THE INTERESTS OF THE COMMUNITY.

28.        It is in the interests of community that those convicted of perpetrating violent crimes against others be dealt with by the law. In the case of R versus Karg[8],The Court stated: "In assessing an appropriate sentence, the Court must have regard for the feelings of the community and must bear in mind that if sentencing for serious crimes are too lenient, the administration of justice may fall into disrepute and in that persons may inclined to take the law into their hands."

 

DEFENCE CASE.

29.        The appellant testified in defence. He told court under oath that on the day of the incident the deceased unlawfully broke into his house entering through a broken window. He caught the deceased in the act and confronted him. The deceased was wielding a knife with which he launched an attack against appellant.

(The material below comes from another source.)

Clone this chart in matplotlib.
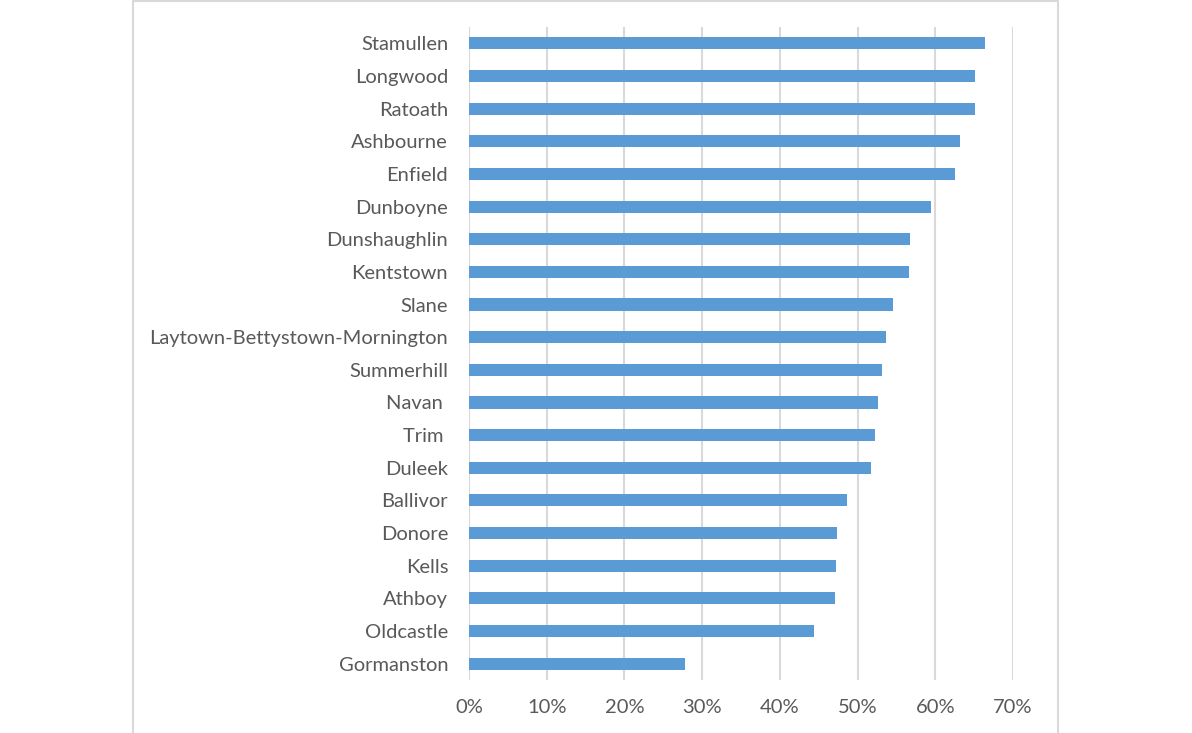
import matplotlib.pyplot as plt
from matplotlib.patches import Rectangle
from matplotlib.ticker import FuncFormatter

# towns, top to bottom as shown in the chart
towns = ['Stamullen', 'Longwood', 'Ratoath', 'Ashbourne', 'Enfield', 'Dunboyne',
         'Dunshaughlin', 'Kentstown', 'Slane', 'Laytown-Bettystown-Mornington',
         'Summerhill', 'Navan ', 'Trim ', 'Duleek', 'Ballivor', 'Donore',
         'Kells', 'Athboy', 'Oldcastle', 'Gormanston']
share = [0.664, 0.651, 0.651, 0.632, 0.625, 0.594,
         0.567, 0.566, 0.546, 0.537,
         0.531, 0.526, 0.522, 0.517, 0.486, 0.474,
         0.472, 0.471, 0.444, 0.278]

plt.rcParams['font.family'] = ['Lato', 'DejaVu Sans']
text_col = '#595959'
grid_col = '#d9d9d9'

fig = plt.figure(figsize=(11.92, 7.33), dpi=100)
ax = fig.add_axes([469 / 1192, 1 - 680 / 733, (1013 - 469) / 1192, (680 - 27) / 733])

# outer chart border (runs off the bottom of the image)
fig.patches.append(Rectangle((133 / 1192, -0.05), (1058 - 133) / 1192, 1.05 - 1 / 733,
                             transform=fig.transFigure, fill=False,
                             edgecolor=grid_col, linewidth=1.5))

pos = list(range(len(towns)))[::-1]
ax.barh(pos, share, height=0.37, color='#5b9bd5', zorder=3)

ax.set_xlim(0, 0.7)
ax.set_ylim(-0.5, len(towns) - 0.5)
ax.set_xticks([i / 10 for i in range(8)])
ax.xaxis.set_major_formatter(FuncFormatter(lambda v, p: f'{v * 100:.0f}%'))
ax.set_yticks(pos)
ax.set_yticklabels(towns)

ax.grid(axis='x', color=grid_col, linewidth=1.5, zorder=0)
for s in ax.spines.values():
    s.set_visible(False)
ax.tick_params(axis='both', length=0, labelsize=14.5, colors=text_col)
ax.tick_params(axis='y', pad=15)
ax.tick_params(axis='x', pad=14)

fig.savefig('out.png', dpi=100)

30.        The court a quo found that the appellant exceeded the bounds of private defence and convicted him of murder. The court a quo upheld version of the state and rejected that of the defence. This court is to determine whether or not the sentence imposed against the appellant was of such magnitude that it induces a sense of shock.

31.        The court has found no indication that the presiding magistrate in the court a quo erred on misdirected itself in imposing upon appellant the sentence he did. On that basis, the appeal against sentence stands to be dismissed and the following order is made:

 

ORDER.

 

1.     The appeal against conviction and sentence is dismissed.

 

I agree.

 

 

S.B. Mngadi.

Acting Judge of the High Court of South Africa.

 

 

 



T.A Maumela.

Judge of the High Court of South Africa.


[1] 1969 (2) SA 537 (A).                                        

[2] [1995] ZACC 3; 1995 (2) SACR 1 (CC), at paragraph 117.

[3] 1975 (4) SA 855 (A).

[5] 1975 (4) SA 855 (A).

[6] 1994 (1) SA CR 579 (A), at page 583 e.

[7] 1997 (1) SACR 479 (E}, at page 482 E.